Client Interface & Request Routing
Clients need to find the right nodes without becoming a bottleneck. Two approaches: client-side discovery (client maintains cluster topology) or server-side routing (any node can coordinate).
import random
from typing import Optional, List
class KVClient:
def __init__(self, seed_nodes: List[str], retries: int = 3):
self.seed_nodes = seed_nodes
self.known_nodes: List[str] = list(seed_nodes)
self.retries = retries
self.hash_ring: Optional[ConsistentHashRing] = None
self._refresh_topology()
def _refresh_topology(self) -> None:
"""Fetch cluster topology from any available node."""
for node in self.known_nodes:
try:
topology = self._fetch_topology(node)
self.hash_ring = ConsistentHashRing()
for n in topology['nodes']:
self.hash_ring.add_node(n)
self.known_nodes = topology['nodes']
return
except Exception:
continue
raise Exception("Cannot connect to cluster")
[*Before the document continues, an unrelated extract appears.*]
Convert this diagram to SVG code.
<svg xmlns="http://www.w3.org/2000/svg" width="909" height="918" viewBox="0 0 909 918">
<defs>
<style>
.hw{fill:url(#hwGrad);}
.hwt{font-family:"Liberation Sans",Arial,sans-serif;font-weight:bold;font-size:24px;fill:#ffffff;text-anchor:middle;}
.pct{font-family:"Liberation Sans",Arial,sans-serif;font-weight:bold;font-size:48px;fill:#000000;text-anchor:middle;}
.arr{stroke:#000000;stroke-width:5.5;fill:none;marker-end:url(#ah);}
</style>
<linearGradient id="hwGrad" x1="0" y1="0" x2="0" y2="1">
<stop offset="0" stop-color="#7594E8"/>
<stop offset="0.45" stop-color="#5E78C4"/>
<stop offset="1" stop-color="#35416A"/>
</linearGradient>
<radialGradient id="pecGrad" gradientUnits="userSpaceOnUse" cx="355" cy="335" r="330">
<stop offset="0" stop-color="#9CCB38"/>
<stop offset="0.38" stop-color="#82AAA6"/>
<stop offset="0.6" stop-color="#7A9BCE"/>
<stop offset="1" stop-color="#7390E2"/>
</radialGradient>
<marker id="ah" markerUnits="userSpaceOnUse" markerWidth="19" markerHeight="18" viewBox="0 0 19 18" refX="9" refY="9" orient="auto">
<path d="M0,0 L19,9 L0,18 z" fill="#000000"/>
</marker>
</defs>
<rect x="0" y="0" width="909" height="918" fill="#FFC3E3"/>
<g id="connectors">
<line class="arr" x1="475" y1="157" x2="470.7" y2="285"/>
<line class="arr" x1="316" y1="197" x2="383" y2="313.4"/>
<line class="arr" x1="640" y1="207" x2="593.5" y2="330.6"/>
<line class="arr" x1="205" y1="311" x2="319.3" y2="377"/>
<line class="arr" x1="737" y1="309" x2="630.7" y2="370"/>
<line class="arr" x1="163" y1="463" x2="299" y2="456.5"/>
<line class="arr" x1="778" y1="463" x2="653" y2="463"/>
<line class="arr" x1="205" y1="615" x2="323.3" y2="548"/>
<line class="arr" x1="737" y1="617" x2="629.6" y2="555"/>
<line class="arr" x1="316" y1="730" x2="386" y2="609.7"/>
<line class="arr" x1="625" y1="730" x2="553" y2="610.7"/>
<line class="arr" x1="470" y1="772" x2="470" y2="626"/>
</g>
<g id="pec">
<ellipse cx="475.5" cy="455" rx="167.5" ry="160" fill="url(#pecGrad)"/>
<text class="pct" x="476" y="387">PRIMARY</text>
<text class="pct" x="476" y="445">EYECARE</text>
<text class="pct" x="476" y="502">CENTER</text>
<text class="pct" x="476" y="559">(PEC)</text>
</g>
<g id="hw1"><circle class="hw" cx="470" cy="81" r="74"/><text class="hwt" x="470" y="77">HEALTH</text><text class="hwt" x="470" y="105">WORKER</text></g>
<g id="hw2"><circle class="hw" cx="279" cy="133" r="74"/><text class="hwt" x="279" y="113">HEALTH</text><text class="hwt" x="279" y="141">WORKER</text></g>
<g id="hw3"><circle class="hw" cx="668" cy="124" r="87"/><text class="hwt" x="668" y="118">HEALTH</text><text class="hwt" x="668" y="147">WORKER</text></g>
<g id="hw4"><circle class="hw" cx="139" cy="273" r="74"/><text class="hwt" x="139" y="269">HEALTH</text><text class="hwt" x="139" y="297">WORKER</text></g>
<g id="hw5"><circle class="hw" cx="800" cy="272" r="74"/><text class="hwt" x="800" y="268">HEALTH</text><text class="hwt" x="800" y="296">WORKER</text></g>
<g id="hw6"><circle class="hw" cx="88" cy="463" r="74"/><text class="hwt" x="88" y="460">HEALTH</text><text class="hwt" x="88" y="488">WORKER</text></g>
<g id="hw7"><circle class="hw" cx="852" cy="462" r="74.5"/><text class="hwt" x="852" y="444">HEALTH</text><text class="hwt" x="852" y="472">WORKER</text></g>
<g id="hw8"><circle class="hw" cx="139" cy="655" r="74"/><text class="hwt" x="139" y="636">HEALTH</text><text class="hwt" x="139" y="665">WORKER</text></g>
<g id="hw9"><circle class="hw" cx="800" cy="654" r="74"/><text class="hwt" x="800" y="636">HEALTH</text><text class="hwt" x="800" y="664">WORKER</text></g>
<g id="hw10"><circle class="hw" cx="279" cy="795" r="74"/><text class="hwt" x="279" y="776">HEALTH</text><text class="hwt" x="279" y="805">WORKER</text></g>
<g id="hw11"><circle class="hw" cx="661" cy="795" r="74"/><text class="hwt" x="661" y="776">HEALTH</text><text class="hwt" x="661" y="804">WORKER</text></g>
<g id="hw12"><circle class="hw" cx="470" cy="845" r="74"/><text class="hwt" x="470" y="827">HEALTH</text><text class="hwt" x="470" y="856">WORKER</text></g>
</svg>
def put(self, key: str, value: any,
consistency: ConsistencyLevel = ConsistencyLevel.QUORUM) -> bool:
replicas = self.hash_ring.get_replica_nodes(key, n=3)
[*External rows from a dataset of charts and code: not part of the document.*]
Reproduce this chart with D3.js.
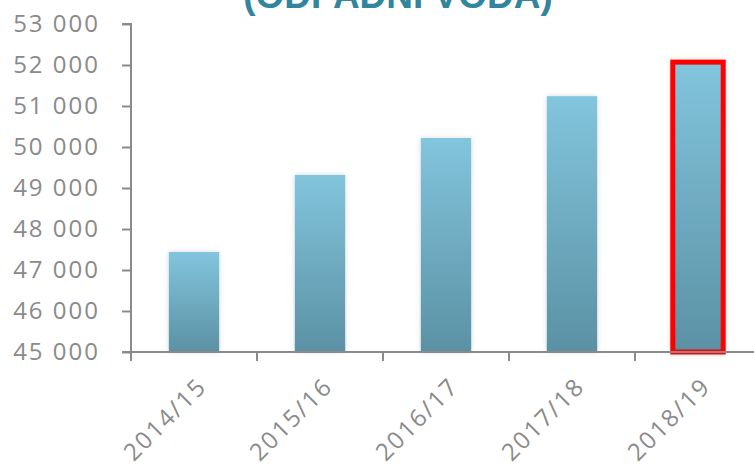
<!DOCTYPE html>
<html>
<head>
<meta charset="utf-8">
<script src="https://cdn.jsdelivr.net/npm/d3@7"></script>
<style>
  body { margin: 0; background: #fff; }
  svg { display: block; }
</style>
</head>
<body>
<div id="chart"></div>
<script>
// data
const years = ["2014/15", "2015/16", "2016/17", "2017/18", "2018/19"];
const values = [47440, 49320, 50220, 51240, 52070];
const yTicks = [45000, 46000, 47000, 48000, 49000, 50000, 51000, 52000, 53000];
const highlighted = "2018/19";
const title = "(ODPADNÍ VODA)";

const width = 754, height = 467;
const svg = d3.select("#chart").append("svg")
    .attr("width", width)
    .attr("height", height);

const defs = svg.append("defs");
const grad = defs.append("linearGradient")
    .attr("id", "barGrad")
    .attr("x1", 0).attr("y1", 0).attr("x2", 0).attr("y2", 1);
grad.append("stop").attr("offset", "0%").attr("stop-color", "#82c5dd");
grad.append("stop").attr("offset", "100%").attr("stop-color", "#5b91a4");

defs.append("filter").attr("id", "shadow")
    .attr("x", "-30%").attr("y", "-10%").attr("width", "160%").attr("height", "120%")
  .append("feDropShadow")
    .attr("dx", 0).attr("dy", 0).attr("stdDeviation", 2.5)
    .attr("flood-color", "#000").attr("flood-opacity", 0.15);

const x = d3.scaleBand()
    .domain(years)
    .range([131, 761])
    .paddingInner(0.6)
    .paddingOuter(0.3);

const y = d3.scaleLinear()
    .domain([45000, 53000])
    .range([352, 24]);

const fmt = d3.formatLocale({ decimal: ",", thousands: " ", grouping: [3] }).format(",");

// title, cut off at the top like in the original
svg.append("text")
    .attr("x", 398)
    .attr("y", 8)
    .attr("text-anchor", "middle")
    .style("font-family", "Liberation Sans, Arial, sans-serif")
    .style("font-weight", "bold")
    .style("font-size", "37px")
    .style("fill", "#31859c")
    .text(title);

// bars
svg.append("g")
  .selectAll("rect")
  .data(years)
  .join("rect")
    .attr("x", d => x(d))
    .attr("y", (d, i) => y(values[i]))
    .attr("width", x.bandwidth())
    .attr("height", (d, i) => y(45000) - y(values[i]))
    .attr("fill", "url(#barGrad)")
    .attr("filter", "url(#shadow)")
    .attr("stroke", d => d === highlighted ? "#ff0000" : "none")
    .attr("stroke-width", 5);

// y axis
const yAxis = svg.append("g")
    .attr("transform", "translate(131,0)")
    .call(d3.axisLeft(y).tickValues(yTicks).tickSize(9).tickPadding(22).tickFormat(fmt));

// x axis with ticks between the categories
const xAxis = svg.append("g")
    .attr("transform", "translate(0,352)");
xAxis.append("line")
    .attr("x1", 131).attr("x2", width)
    .attr("y1", 0).attr("y2", 0);
xAxis.selectAll(".tk")
  .data(years)
  .join("line")
    .attr("class", "tk")
    .attr("x1", d => x(d) - x.step() * 0.3)
    .attr("x2", d => x(d) - x.step() * 0.3)
    .attr("y1", 0).attr("y2", 9);
xAxis.selectAll(".lbl")
  .data(years)
  .join("text")
    .attr("class", "lbl")
    .attr("transform", d => `translate(${x(d) + x.bandwidth() / 2 + 14},${36}) rotate(-45)`)
    .attr("text-anchor", "end")
    .text(d => d);

svg.selectAll("line, .domain")
    .attr("stroke", "#8a8a8a")
    .attr("stroke-width", 2);
yAxis.select(".domain").attr("d", "M-9,24H0V352H-9");
svg.selectAll(".tick text, .lbl")
    .style("font-family", "Open Sans, sans-serif")
    .style("font-size", "24px")
    .style("letter-spacing", "2px")
    .style("fill", "#8a8a8a");
</script>
</body>
</html>
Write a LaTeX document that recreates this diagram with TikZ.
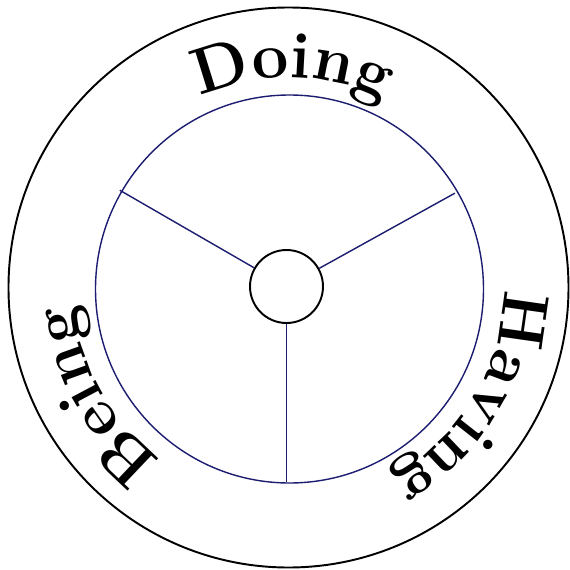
\documentclass[tikz,border=0pt]{standalone}
\usetikzlibrary{decorations.text}
\definecolor{wheelnavy}{RGB}{28,28,112}
\tikzset{
  outerring/.style={draw=black, line width=1.1pt},
  innerring/.style={draw=wheelnavy, line width=0.8pt},
  hubring/.style={draw=black, line width=1.1pt},
  spoke/.style={draw=wheelnavy, line width=0.8pt},
  arclabel/.style={decorate, decoration={text along path, text align=center}}
}
\newcommand{\lblfont}{\bfseries\fontsize{37}{42}\selectfont}
\begin{document}
\begin{tikzpicture}
\useasboundingbox (-5.7,-5.7) rectangle (5.7,5.7);
\coordinate (oc) at (0.07,-0.05);
\coordinate (ic) at (0.09,-0.08);
\coordinate (hc) at (0.03,-0.03);
\draw[outerring] (oc) circle[radius=5.6];
\draw[innerring] (ic) circle[radius=3.88];
\node[circle, hubring, minimum size=1.46cm, inner sep=0pt] (hub) at (hc) {};
\path (hc) ++(150:3.85) coordinate (eul);
\path (hc) ++(29:3.85) coordinate (eur);
\path (hc) ++(270:3.90) coordinate (ebt);
\draw[spoke] (hub.150) -- (eul);
\draw[spoke] (hub.29) -- (eur);
\draw[spoke] (hub.270) -- (ebt);
\path[arclabel, decoration={text={|\lblfont|Doing}}]
  (oc) ++(129:4.2) arc[start angle=129, end angle=49, radius=4.2];
\path[arclabel, decoration={text={|\lblfont|Having}}]
  (oc) ++(10:4.3) arc[start angle=10, end angle=-72, radius=4.3];
\path[arclabel, decoration={text={|\lblfont|Being}}]
  (oc) ++(249:4.28) arc[start angle=249, end angle=169, radius=4.28];
\end{tikzpicture}
\end{document}
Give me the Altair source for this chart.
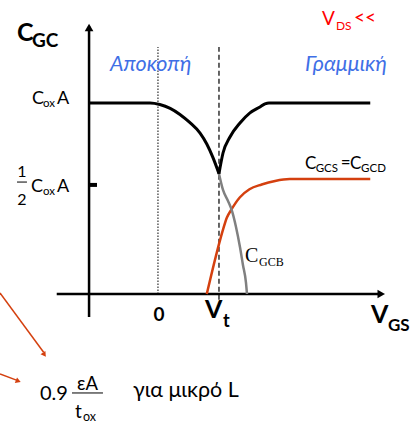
import altair as alt
import pandas as pd

# ---- scale frame (V_GS in units of Vt, C in units of Cox*A) ----
X_DOM = [-2.590, 4.230]
Y_DOM = [-0.691, 1.539]

# ---- curves ----
cgc_left_v = [-1.13, -0.13, 0.03, 0.20, 0.36, 0.52, 0.69, 0.80, 0.90, 1.00]
cgc_left_c = [1.0, 1.0, 0.992, 0.972, 0.940, 0.898, 0.842, 0.785, 0.715, 0.630]

cgc_right_v = [1.00, 1.066, 1.18, 1.344, 1.508, 1.672, 1.754, 1.82, 3.48]
cgc_right_c = [0.630, 0.738, 0.822, 0.895, 0.948, 0.979, 0.995, 1.0, 1.0]

cgcb_v = [1.00, 1.066, 1.148, 1.213, 1.279, 1.344, 1.393, 1.443, 1.459]
cgcb_c = [0.630, 0.545, 0.487, 0.435, 0.351, 0.246, 0.152, 0.058, 0.0]

cgcs_v = [0.80, 1.02, 1.06, 1.13, 1.20, 1.34, 1.50, 1.70, 1.92, 2.16, 3.48]
cgcs_c = [0.0, 0.285, 0.33, 0.40, 0.44, 0.505, 0.548, 0.573, 0.592, 0.602, 0.602]

# ---- reference levels ----
v_zero = 0.0
v_t = 1.0
half_level = 0.571
guide_top = 1.293

BLUE = "#3F6FE6"
ORANGE = "#D4400F"
RED = "#FF0000"
SANS = "Lato"
SERIF = "Liberation Serif"


def xs():
    return alt.X("x:Q", scale=alt.Scale(domain=X_DOM), axis=None)


def ys():
    return alt.Y("y:Q", scale=alt.Scale(domain=Y_DOM), axis=None)


def curve(v, c, color, width):
    df = pd.DataFrame({"x": v, "y": c, "i": range(len(v))})
    return alt.Chart(df).mark_line(
        color=color, strokeWidth=width, interpolate="monotone"
    ).encode(x=xs(), y=ys(), order="i:Q")


def segs(rows, **kw):
    df = pd.DataFrame(rows, columns=["x", "y", "x2", "y2"])
    return alt.Chart(df).mark_rule(**kw).encode(
        x=xs(), y=ys(), x2="x2:Q", y2="y2:Q"
    )


def heads(rows, size, color):
    df = pd.DataFrame(rows, columns=["x", "y", "angle"])
    return alt.Chart(df).mark_point(
        shape="triangle-up", filled=True, size=size, color=color, opacity=1
    ).encode(x=xs(), y=ys(), angle=alt.Angle("angle:Q", scale=None))


def labels(rows, size, color="black", font=SANS, weight="normal",
           style="normal", align="left"):
    df = pd.DataFrame(rows, columns=["text", "x", "y"])
    return alt.Chart(df).mark_text(
        align=align, baseline="alphabetic", fontSize=size, color=color,
        font=font, fontWeight=weight, fontStyle=style
    ).encode(x=xs(), y=ys(), text="text:N")


layers = [
    # guides at 0 and Vt
    segs([[v_zero, 0.0, v_zero, guide_top]], color="black", strokeWidth=1,
         strokeDash=[1.5, 1.5]),
    segs([[v_t, -0.03, v_t, guide_top]], color="#333333", strokeWidth=1.5,
         strokeDash=[5, 3]),
    # axes
    segs([[-1.13, -0.12, -1.13, 1.40], [-1.66, 0.0, 3.66, 0.0]],
         color="black", strokeWidth=2.5),
    heads([[-1.13, 1.395, 0], [3.66, 0.0, 90]], 75, "black"),
    # half-level tick
    segs([[-1.13, half_level, -1.0, half_level]], color="black",
         strokeWidth=4),
    # curves
    curve(cgcs_v, cgcs_c, ORANGE, 2.5),
    curve(cgcb_v, cgcb_c, "#808080", 2.5),
    curve(cgc_left_v, cgc_left_c, "black", 3),
    curve(cgc_right_v, cgc_right_c, "black", 3),
    # pointers to the short-channel value
    segs([[-2.59, 0.005, -1.875, -0.305], [-2.59, -0.419, -2.31, -0.452]],
         color=ORANGE, strokeWidth=1.5),
    heads([[-1.862, -0.318, 145], [-2.29, -0.456, 112]], 35, ORANGE),
    # fraction bars
    segs([[-2.311, 0.586, -2.148, 0.586]], color="black", strokeWidth=1),
    segs([[-1.410, -0.518, -0.902, -0.518]], color="#555555",
         strokeWidth=1.5),
    # axis titles and tick names
    labels([["C", -2.311, 1.325]], 25, weight="bold"),
    labels([["GC", -2.066, 1.293]], 19, weight="bold"),
    labels([["0", 0.016, -0.141]], 19, weight="bold", align="center"),
    labels([["V", 0.770, -0.126], ["V", 3.492, -0.152]], 25, weight="bold"),
    labels([["t", 1.066, -0.173]], 18, weight="bold"),
    labels([["GS", 3.770, -0.194]], 17, weight="bold"),
    # region names
    labels([["Αποκοπή", -0.787, 1.168], ["Γραμμική", 2.410, 1.168]], 21.5,
           color=BLUE, style="italic"),
    # V_DS condition
    labels([["V", 2.689, 1.408], ["<<", 3.213, 1.414]], 19, color=RED),
    labels([["DS", 2.918, 1.382]], 12, color=RED),
    # level labels
    labels([["C", -2.066, 0.995], ["A", -1.656, 0.995],
            ["C", -2.082, 0.534], ["A", -1.656, 0.534]], 18),
    labels([["ox", -1.885, 0.979], ["ox", -1.885, 0.518]], 11.5),
    labels([["1", -2.230, 0.613], ["2", -2.230, 0.466]], 16, align="center"),
    # curve names
    labels([["C", 2.410, 0.654], ["=", 2.995, 0.660], ["C", 3.150, 0.654]],
           17),
    labels([["GCS", 2.585, 0.639], ["GCD", 3.330, 0.639]], 11.5),
    labels([["C", 1.426, 0.168]], 20, font=SERIF),
    labels([["GCB", 1.656, 0.147]], 12, font=SERIF),
    # short-channel formula
    labels([["0.9", -1.934, -0.555]], 20),
    labels([["εA", -1.156, -0.500]], 18.5, align="center"),
    labels([["t", -1.361, -0.649]], 19),
    labels([["ox", -1.230, -0.665]], 12.5),
    labels([["για μικρό L", -0.410, -0.539]], 21.5),
]

chart = alt.layer(*layers).properties(
    width=416, height=426, padding=0, autosize=alt.AutoSizeParams(type="none"),
    background="white"
).configure_view(stroke=None)

chart.save("out.html", embed_options={"renderer": "svg", "actions": False})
for attempt in range(self.retries):
try:
coordinator = replicas[attempt % len(replicas)]
return self._send_write(coordinator, key, value, consistency)
except Exception:
if attempt == self.retries - 1:
self._refresh_topology()
raise
return False
def get(self, key: str,
consistency: ConsistencyLevel = ConsistencyLevel.QUORUM) -> any:
replicas = self.hash_ring.get_replica_nodes(key, n=3)
for attempt in range(self.retries):
try:
coordinator = random.choice(replicas)
return self._send_read(coordinator, key, consistency)
except Exception:
continue
self._refresh_topology()
raise Exception(f"Failed to read key: {key}")
Performance Optimizations & Trade-offs
Bloom filters eliminate unnecessary disk reads. Before checking SSTables, query a probabilistic filter that tells you if a key might exist (false positives possible) or definitely doesn’t exist.
Caching at multiple levels: OS page cache, application-level block cache, and row cache for hot keys.
Compression (LZ4, Snappy, Zstd) reduces storage and I/O at the cost of CPU. LZ4 offers the best speed/ratio trade-off for most workloads.
CAP theorem trade-offs in practice:
- Choose CP (consistency + partition tolerance): Use quorum writes, accept higher latency and reduced availability during partitions
- Choose AP (availability + partition tolerance): Accept eventual consistency, use hinted handoff and read repair
Most systems let you choose per-operation. Use strong consistency for financial transactions, eventual consistency for view counters.
The architecture we’ve built mirrors real systems like DynamoDB, Cassandra, and Riak. The key insight: there’s no perfect distributed system, only trade-offs appropriate for your use case. Start with clear requirements, then make informed decisions at each layer.